Wondering what to do when your child is socializing with the wrong kind of child at school, or worse, the wrong crowd? Charlotte Reznick, PhD, an educational psychologist, associate professor at UCLA and author of the book: The Power of Your Child's Imagination: How to Transform Stress and Anxiety into Joy and Success, offers advice to parents who are concerned about their child's friends.
Young children can easily be influenced into a positive direction if parents and teachers are consistent. If you see negative behavior when your child starts school, talk with their teacher right away to make sure you are on the same page.
As your child gets bigger, your concerns do, too. Telling your child not to hang out with a particular student at school, however, won't always earn the response you're seeking. Children learn to rebel, even at a young age; often, the forbidden becomes more interesting. Instead, do your best to direct your child when you can. Set up playdates with other families who have similar values and whose children have common interests with yours. Encourage your child's positive behaviors.
Occasionally, the "bad kids" appeal to otherwise well behaved teenagers, just as some teens are drawn to unhealthy or risky behaviors. You can help by instilling confidence in your teen. Your goal is for your child to have a very strong sense of himself so that he won't want to blindly follow another person. "Provide positive outlets for connectedness," Reznick suggests, such as sports or volunteerism.
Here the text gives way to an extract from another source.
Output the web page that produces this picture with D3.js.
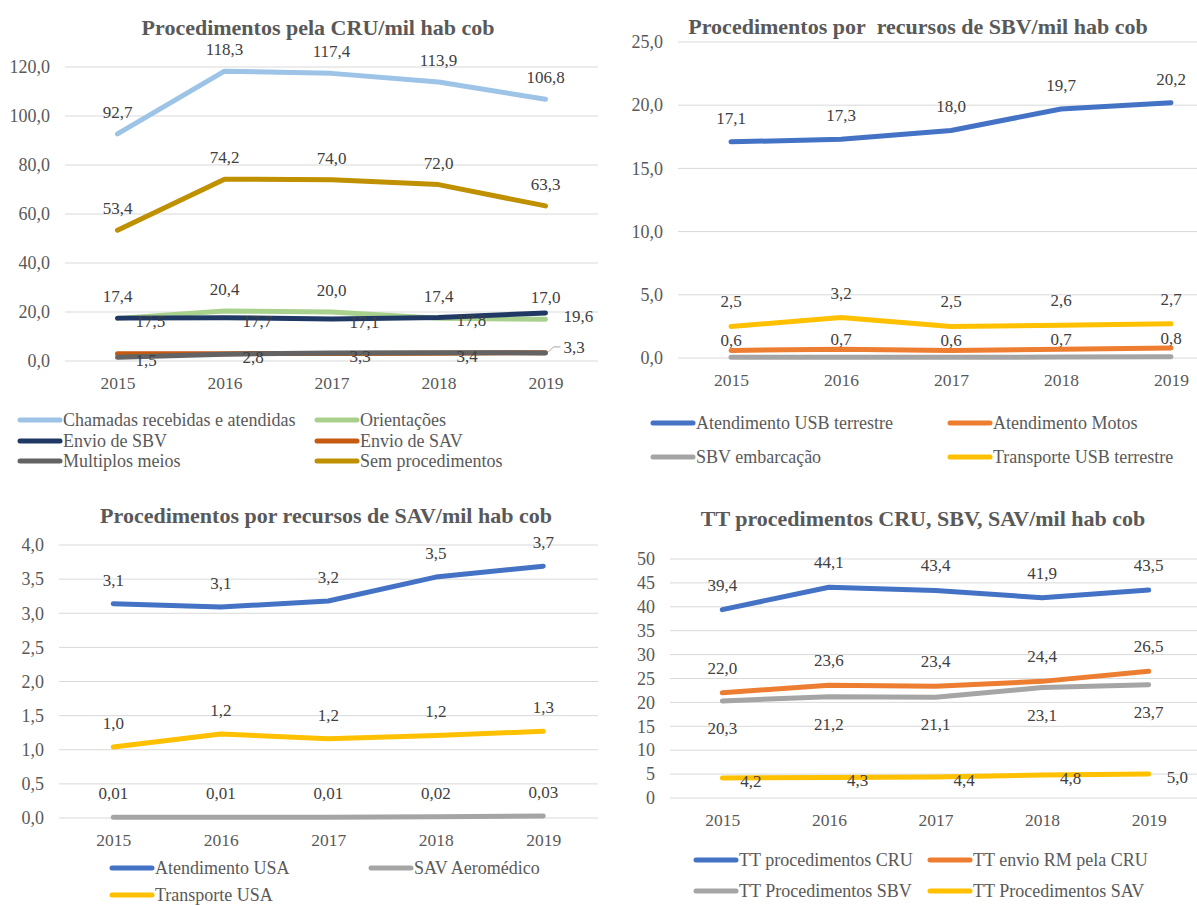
<!DOCTYPE html>
<html>
<head>
<meta charset="utf-8">
<script src="https://cdn.jsdelivr.net/npm/d3@7"></script>
<style>
  body { margin: 0; background: #fff; }
  svg text { font-family: "Liberation Serif", "Times New Roman", serif; }
</style>
</head>
<body>
<svg id="chart"></svg>
<script>
const years = ["2015", "2016", "2017", "2018", "2019"];

// grafico 1 - CRU
const cruTicks = [0, 20, 40, 60, 80, 100, 120];
const cruChamadas = [92.7, 118.3, 117.4, 113.9, 106.8];
const cruOrientacoes = [17.4, 20.4, 20.0, 17.4, 17.0];
const cruEnvioSBV = [17.5, 17.7, 17.1, 17.8, 19.6];
const cruEnvioSAV = [3.0, 3.0, 3.1, 3.2, 3.4];
const cruMultiplos = [1.5, 2.8, 3.3, 3.4, 3.3];
const cruSem = [53.4, 74.2, 74.0, 72.0, 63.3];

// grafico 2 - SBV
const sbvTicks = [0, 5, 10, 15, 20, 25];
const sbvAtendimento = [17.1, 17.3, 18.0, 19.7, 20.2];
const sbvMotos = [0.6, 0.7, 0.6, 0.7, 0.8];
const sbvEmbarcacao = [0.05, 0.05, 0.05, 0.08, 0.1];
const sbvTransporte = [2.5, 3.2, 2.5, 2.6, 2.7];

// grafico 3 - SAV
const savTicks = [0, 0.5, 1, 1.5, 2, 2.5, 3, 3.5, 4];
const savAtendimento = [3.14, 3.09, 3.18, 3.53, 3.69];
const savAero = [0.01, 0.01, 0.01, 0.02, 0.03];
const savTransporte = [1.04, 1.23, 1.16, 1.21, 1.27];

// grafico 4 - totais
const ttTicks = [0, 5, 10, 15, 20, 25, 30, 35, 40, 45, 50];
const ttCRU = [39.4, 44.1, 43.4, 41.9, 43.5];
const ttRM = [22.0, 23.6, 23.4, 24.4, 26.5];
const ttSBV = [20.3, 21.2, 21.1, 23.1, 23.7];
const ttSAV = [4.2, 4.3, 4.4, 4.8, 5.0];

const br = d3.formatLocale({ decimal: ",", thousands: ".", grouping: [3], currency: ["R$", ""] });
const f1 = br.format(".1f");
const f2 = br.format(".2f");
const f0 = br.format(".0f");

const svg = d3.select("#chart").attr("width", 1197).attr("height", 906);

function drawChart(c) {
    const g = svg.append("g");
    const x = d3.scalePoint().domain(years).range([c.left, c.right]).padding(0.5);
    const y = d3.scaleLinear().domain([0, c.max]).range([c.bottom, c.top]);

    g.append("text")
        .attr("x", c.titleX).attr("y", c.titleY)
        .attr("text-anchor", "middle")
        .style("font-size", "22px").style("font-weight", "bold")
        .style("fill", "#595959")
        .text(c.title);

    // linhas de grade
    g.append("g").selectAll("line")
        .data(c.ticks)
        .enter().append("line")
        .attr("x1", c.gridL).attr("x2", c.gridR)
        .attr("y1", d => y(d)).attr("y2", d => y(d))
        .style("stroke", "#d9d9d9").style("stroke-width", 1);

    const yAxis = g.append("g")
        .attr("transform", `translate(${c.gridL},0)`)
        .call(d3.axisLeft(y).tickValues(c.ticks).tickFormat(c.tickFmt).tickSize(0).tickPadding(15));
    yAxis.select(".domain").remove();
    yAxis.attr("font-family", null);
    yAxis.selectAll("text")
        .style("font-size", "18px")
        .style("fill", "#595959");

    const xAxis = g.append("g")
        .attr("transform", `translate(0,${c.bottom})`)
        .call(d3.axisBottom(x).tickSize(0).tickPadding(15.5));
    xAxis.select(".domain").remove();
    xAxis.attr("font-family", null);
    xAxis.selectAll("text")
        .style("font-size", "17.5px")
        .style("fill", "#595959");

    const line = d3.line()
        .x((d, i) => x(years[i]))
        .y(d => y(d));

    c.series.forEach(s => {
        g.append("path")
            .datum(s.values)
            .attr("d", line)
            .style("fill", "none")
            .style("stroke", s.color)
            .style("stroke-width", 5)
            .style("stroke-linejoin", "round")
            .style("stroke-linecap", "round");
    });

    c.series.forEach(s => {
        if (!s.label) return;
        const fmt = s.fmt || f1;
        const dx = s.label === "right" ? 18 : 0;
        const dy = s.label === "above" ? -(s.off || 23) : s.label === "below" ? (s.off || 27) : 3;
        g.append("g").selectAll("text")
            .data(s.values)
            .enter().append("text")
            .attr("x", (d, i) => x(years[i]) + dx)
            .attr("y", d => y(d) + dy)
            .attr("dy", "0.35em")
            .attr("text-anchor", s.label === "right" ? "start" : "middle")
            .style("font-size", "17px")
            .style("fill", "#404040")
            .text(d => fmt(d));
    });

    // legenda
    c.legend.forEach(l => {
        const s = c.series[l.idx];
        g.append("line")
            .attr("x1", l.x + 2).attr("x2", l.x + 42)
            .attr("y1", l.y).attr("y2", l.y)
            .style("stroke", s.color).style("stroke-width", 5)
            .style("stroke-linecap", "round");
        g.append("text")
            .attr("x", l.x + 45).attr("y", l.y)
            .attr("dy", "0.35em")
            .style("font-size", "18px")
            .style("fill", "#595959")
            .text(s.name);
    });
    return { g, x, y };
}

const c1 = drawChart({
    title: "Procedimentos pela CRU/mil hab cob", titleX: 318, titleY: 35,
    left: 64, right: 599, top: 67, bottom: 361, max: 120,
    gridL: 65, gridR: 598, ticks: cruTicks, tickFmt: f1,
    series: [
        { name: "Chamadas recebidas e atendidas", values: cruChamadas, color: "#9dc3e6", label: "above", off: 22 },
        { name: "Orientações", values: cruOrientacoes, color: "#a9d18e", label: "above", off: 22 },
        { name: "Envio de SBV", values: cruEnvioSBV, color: "#203864", label: "right" },
        { name: "Envio de SAV", values: cruEnvioSAV, color: "#c55a11" },
        { name: "Multiplos meios", values: cruMultiplos, color: "#636363" },
        { name: "Sem procedimentos", values: cruSem, color: "#bf9000", label: "above", off: 22 }
    ],
    legend: [
        { idx: 0, x: 18, y: 420 }, { idx: 1, x: 315, y: 420 },
        { idx: 2, x: 18, y: 441 }, { idx: 3, x: 315, y: 441 },
        { idx: 4, x: 18, y: 461 }, { idx: 5, x: 315, y: 461 }
    ]
});

// rotulos de Multiplos meios (o ultimo com linha guia)
c1.g.append("g").selectAll("text")
    .data(cruMultiplos)
    .enter().append("text")
    .attr("x", (d, i) => c1.x(years[i]) + 18)
    .attr("y", (d, i) => c1.y(d) + (i === 4 ? -6 : 3))
    .attr("dy", "0.35em")
    .style("font-size", "17px").style("fill", "#404040")
    .text(d => f1(d));
c1.g.append("polyline")
    .attr("points", `${c1.x("2019") + 3},${c1.y(3.3) - 1} ${c1.x("2019") + 8},${c1.y(3.3) - 6} ${c1.x("2019") + 15},${c1.y(3.3) - 6}`)
    .style("fill", "none").style("stroke", "#a6a6a6").style("stroke-width", 1);

drawChart({
    title: "Procedimentos por\u00A0 recursos de SBV/mil hab cob", titleX: 918, titleY: 34,
    left: 676, right: 1226, top: 42, bottom: 358, max: 25,
    gridL: 678, gridR: 1197, ticks: sbvTicks, tickFmt: f1,
    series: [
        { name: "Atendimento USB terrestre", values: sbvAtendimento, color: "#4472c4", label: "above", off: 24 },
        { name: "Atendimento Motos", values: sbvMotos, color: "#ed7d31", label: "above", off: 10 },
        { name: "SBV embarcação", values: sbvEmbarcacao, color: "#a5a5a5" },
        { name: "Transporte USB terrestre", values: sbvTransporte, color: "#ffc000", label: "above", off: 25 }
    ],
    legend: [
        { idx: 0, x: 651, y: 423 }, { idx: 1, x: 948, y: 423 },
        { idx: 2, x: 651, y: 457 }, { idx: 3, x: 948, y: 457 }
    ]
});

drawChart({
    title: "Procedimentos por recursos de SAV/mil hab cob", titleX: 326, titleY: 523,
    left: 59.5, right: 597, top: 545, bottom: 818, max: 4,
    gridL: 59, gridR: 598, ticks: savTicks, tickFmt: f1,
    series: [
        { name: "Atendimento USA", values: savAtendimento, color: "#4472c4", label: "above", off: 24 },
        { name: "SAV Aeromédico", values: savAero, color: "#a5a5a5", label: "above", fmt: f2, off: 24 },
        { name: "Transporte USA", values: savTransporte, color: "#ffc000", label: "above", off: 24 }
    ],
    legend: [
        { idx: 0, x: 110, y: 868 }, { idx: 1, x: 369, y: 868 },
        { idx: 2, x: 110, y: 895 }
    ]
});

drawChart({
    title: "TT procedimentos CRU, SBV, SAV/mil hab cob", titleX: 923, titleY: 526,
    left: 669, right: 1202, top: 559, bottom: 798, max: 50,
    gridL: 670, gridR: 1197, ticks: ttTicks, tickFmt: f0,
    series: [
        { name: "TT procedimentos CRU", values: ttCRU, color: "#4472c4", label: "above", off: 25 },
        { name: "TT envio RM pela CRU", values: ttRM, color: "#ed7d31", label: "above", off: 25 },
        { name: "TT Procedimentos SBV", values: ttSBV, color: "#a5a5a5", label: "below", off: 27 },
        { name: "TT Procedimentos SAV", values: ttSAV, color: "#ffc000", label: "right" }
    ],
    legend: [
        { idx: 0, x: 694, y: 860 }, { idx: 1, x: 928, y: 860 },
        { idx: 2, x: 694, y: 891 }, { idx: 3, x: 928, y: 891 }
    ]
});
</script>
</body>
</html>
In some instances, you may have to draw the line in the sand and forbid your child to keep company with another student. If that's necessary, Reznick counsels parents to make the reasons clear. For example, tell your child, "He's stealing. And we're sad that he is in a troubled place right now, but your behavior changes when you're around him. We will all better off if you don't have any more contact, so please respect that." And then stick with it! Reznick says that the best thing to do is help your child make good decisions for himself, but if that's not happening and there is a real danger, you have to exert your role as a parent.
Reznick encourages parents to follow their instincts when it comes to their children, and this area is no exception. You cannot control every last thing your child does, especially as he becomes a teenager, but you can exert your influence and set boundaries. It's your job!